### BRIEF
Will you repeat only the lines from the one with "Rebuild this chart" through the one with "import plotly.graph_objects as go", both included, leaving every picture out?
--- Begin RECORD LIST ---
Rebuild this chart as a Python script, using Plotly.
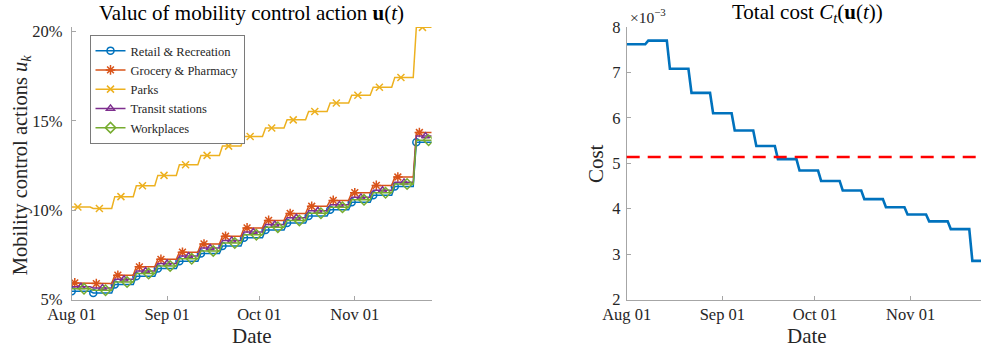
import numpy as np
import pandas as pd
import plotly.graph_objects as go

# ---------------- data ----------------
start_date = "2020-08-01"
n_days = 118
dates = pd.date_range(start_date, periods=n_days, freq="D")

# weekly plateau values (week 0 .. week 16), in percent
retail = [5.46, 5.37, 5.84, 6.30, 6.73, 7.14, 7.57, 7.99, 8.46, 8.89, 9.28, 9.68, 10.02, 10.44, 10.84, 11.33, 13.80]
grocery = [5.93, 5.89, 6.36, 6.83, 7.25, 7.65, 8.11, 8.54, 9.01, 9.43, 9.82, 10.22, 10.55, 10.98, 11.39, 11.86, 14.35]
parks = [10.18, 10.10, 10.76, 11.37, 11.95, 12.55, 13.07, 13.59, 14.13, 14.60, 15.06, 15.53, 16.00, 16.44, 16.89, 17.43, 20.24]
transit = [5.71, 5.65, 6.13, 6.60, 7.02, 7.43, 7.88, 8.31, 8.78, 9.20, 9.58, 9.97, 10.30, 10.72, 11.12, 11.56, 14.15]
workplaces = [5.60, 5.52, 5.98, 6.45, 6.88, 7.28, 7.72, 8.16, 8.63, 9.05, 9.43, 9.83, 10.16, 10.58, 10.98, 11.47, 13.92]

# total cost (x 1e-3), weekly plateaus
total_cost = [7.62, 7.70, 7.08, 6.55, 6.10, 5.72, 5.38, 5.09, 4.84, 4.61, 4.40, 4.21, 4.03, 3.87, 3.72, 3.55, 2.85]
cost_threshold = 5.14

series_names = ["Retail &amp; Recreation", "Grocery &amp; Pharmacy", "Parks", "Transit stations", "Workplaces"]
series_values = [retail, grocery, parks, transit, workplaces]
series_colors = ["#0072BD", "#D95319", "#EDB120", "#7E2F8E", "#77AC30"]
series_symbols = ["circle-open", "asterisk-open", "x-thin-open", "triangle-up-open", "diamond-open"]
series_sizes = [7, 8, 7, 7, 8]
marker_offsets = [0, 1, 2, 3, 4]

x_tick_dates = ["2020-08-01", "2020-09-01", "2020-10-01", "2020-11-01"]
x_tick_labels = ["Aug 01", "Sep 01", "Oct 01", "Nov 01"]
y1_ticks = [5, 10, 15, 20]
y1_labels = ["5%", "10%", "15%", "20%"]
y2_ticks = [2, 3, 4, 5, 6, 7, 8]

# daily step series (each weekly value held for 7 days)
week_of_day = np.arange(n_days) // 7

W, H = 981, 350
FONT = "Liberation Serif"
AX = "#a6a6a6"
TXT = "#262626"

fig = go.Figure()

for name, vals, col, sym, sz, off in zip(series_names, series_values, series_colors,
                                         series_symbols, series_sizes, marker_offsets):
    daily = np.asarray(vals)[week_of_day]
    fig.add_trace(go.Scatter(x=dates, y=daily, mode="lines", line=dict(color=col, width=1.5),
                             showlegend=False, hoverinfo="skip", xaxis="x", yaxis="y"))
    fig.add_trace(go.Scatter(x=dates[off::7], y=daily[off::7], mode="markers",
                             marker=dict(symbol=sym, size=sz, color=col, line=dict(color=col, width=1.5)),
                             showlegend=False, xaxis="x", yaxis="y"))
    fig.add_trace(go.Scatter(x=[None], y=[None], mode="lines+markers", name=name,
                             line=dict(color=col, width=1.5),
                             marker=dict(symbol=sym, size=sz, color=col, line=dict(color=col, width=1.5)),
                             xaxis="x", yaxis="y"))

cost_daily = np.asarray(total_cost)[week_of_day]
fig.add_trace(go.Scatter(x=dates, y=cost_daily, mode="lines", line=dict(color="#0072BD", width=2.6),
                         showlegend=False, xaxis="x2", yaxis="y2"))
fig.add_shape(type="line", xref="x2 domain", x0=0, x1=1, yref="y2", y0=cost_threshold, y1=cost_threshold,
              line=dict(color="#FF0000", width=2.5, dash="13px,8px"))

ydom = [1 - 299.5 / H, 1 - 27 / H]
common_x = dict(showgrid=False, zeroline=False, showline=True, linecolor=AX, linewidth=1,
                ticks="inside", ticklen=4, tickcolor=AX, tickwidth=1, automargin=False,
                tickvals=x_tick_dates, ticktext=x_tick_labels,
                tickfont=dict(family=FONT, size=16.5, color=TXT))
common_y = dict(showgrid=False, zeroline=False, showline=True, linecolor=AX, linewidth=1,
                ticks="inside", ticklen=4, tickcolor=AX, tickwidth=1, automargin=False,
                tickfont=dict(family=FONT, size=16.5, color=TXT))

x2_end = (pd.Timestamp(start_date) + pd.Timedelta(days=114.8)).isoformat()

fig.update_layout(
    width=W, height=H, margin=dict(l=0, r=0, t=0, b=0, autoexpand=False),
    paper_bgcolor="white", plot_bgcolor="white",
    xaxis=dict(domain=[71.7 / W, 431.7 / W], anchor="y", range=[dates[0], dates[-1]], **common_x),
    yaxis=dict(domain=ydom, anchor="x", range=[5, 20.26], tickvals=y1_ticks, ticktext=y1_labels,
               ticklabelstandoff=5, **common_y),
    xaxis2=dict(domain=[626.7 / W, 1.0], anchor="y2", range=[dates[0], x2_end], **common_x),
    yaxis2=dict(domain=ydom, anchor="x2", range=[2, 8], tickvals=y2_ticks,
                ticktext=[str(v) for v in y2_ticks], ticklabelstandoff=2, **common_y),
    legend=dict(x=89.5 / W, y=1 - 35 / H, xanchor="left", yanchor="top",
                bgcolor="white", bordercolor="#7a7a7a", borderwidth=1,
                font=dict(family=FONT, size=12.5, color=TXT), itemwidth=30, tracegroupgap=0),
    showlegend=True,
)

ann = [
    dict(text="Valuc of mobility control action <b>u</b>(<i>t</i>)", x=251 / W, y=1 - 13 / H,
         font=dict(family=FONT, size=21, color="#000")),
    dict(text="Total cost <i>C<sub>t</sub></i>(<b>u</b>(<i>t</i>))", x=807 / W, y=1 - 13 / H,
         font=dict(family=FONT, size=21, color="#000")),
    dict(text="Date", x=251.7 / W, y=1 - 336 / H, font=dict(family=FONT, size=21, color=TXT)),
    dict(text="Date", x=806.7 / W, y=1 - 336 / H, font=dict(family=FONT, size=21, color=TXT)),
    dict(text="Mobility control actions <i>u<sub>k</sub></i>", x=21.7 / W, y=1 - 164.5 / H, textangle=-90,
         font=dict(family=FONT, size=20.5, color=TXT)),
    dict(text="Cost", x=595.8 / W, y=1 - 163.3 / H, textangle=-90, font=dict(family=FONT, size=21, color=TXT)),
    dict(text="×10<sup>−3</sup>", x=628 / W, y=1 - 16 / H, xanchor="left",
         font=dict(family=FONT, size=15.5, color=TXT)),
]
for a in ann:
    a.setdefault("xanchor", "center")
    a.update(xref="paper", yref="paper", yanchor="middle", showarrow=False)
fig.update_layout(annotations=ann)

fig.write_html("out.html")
--- End RECORD LIST ---
--- Begin RECORD LIST ---
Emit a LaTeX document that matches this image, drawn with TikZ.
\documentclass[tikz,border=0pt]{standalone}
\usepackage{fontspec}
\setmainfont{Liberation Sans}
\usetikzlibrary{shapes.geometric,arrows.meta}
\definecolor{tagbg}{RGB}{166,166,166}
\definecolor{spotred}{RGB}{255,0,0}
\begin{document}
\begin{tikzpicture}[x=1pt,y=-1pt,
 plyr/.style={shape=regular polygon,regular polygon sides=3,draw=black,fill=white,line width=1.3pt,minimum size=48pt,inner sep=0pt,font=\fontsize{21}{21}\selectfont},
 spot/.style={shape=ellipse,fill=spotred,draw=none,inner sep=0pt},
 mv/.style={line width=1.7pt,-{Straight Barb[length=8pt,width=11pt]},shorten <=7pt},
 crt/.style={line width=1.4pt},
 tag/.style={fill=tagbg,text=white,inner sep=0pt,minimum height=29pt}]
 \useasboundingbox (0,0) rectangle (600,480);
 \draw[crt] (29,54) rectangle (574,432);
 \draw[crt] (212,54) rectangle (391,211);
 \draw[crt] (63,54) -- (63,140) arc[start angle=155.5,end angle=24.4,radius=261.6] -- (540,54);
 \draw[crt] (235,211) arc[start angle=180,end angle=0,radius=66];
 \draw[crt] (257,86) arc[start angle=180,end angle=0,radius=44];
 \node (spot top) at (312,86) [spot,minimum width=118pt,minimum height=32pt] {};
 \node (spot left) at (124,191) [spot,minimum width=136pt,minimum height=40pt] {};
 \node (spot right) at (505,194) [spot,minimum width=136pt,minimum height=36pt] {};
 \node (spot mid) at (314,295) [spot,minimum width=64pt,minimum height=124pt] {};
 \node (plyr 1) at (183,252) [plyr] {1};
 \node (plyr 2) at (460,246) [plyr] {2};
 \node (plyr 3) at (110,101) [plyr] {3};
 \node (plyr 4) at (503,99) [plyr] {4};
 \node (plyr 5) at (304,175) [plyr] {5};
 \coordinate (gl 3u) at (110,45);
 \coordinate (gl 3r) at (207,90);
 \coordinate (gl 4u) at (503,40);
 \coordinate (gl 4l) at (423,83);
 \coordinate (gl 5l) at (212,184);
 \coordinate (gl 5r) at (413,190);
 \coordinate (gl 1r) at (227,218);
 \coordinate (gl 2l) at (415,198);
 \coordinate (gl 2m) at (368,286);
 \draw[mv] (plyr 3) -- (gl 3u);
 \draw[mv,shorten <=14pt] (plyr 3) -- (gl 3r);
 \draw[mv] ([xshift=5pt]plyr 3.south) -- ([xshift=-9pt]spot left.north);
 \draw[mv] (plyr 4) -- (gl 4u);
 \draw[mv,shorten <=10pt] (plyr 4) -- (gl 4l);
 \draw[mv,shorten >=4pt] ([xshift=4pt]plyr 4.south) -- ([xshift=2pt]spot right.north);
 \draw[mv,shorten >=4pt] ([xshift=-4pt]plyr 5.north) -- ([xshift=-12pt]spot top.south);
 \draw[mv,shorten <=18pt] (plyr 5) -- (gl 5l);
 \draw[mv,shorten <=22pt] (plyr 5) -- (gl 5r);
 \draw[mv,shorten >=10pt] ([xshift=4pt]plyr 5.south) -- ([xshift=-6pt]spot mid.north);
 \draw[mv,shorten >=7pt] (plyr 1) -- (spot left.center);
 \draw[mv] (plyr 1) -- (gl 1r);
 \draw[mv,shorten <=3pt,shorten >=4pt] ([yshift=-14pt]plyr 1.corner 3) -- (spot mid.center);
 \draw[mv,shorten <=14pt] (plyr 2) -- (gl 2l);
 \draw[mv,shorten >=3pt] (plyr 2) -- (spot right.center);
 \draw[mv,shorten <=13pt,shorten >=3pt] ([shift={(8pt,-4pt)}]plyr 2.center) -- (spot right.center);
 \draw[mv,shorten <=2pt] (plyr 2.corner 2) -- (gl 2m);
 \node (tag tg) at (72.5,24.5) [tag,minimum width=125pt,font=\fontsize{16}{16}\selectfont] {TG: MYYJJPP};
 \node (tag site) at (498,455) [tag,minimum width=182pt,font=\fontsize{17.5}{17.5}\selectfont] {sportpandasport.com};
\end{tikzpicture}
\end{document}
--- End RECORD LIST ---
### FINISHED TASK
Rebuild this chart as a Python script, using Plotly.
import numpy as np
import pandas as pd
import plotly.graph_objects as go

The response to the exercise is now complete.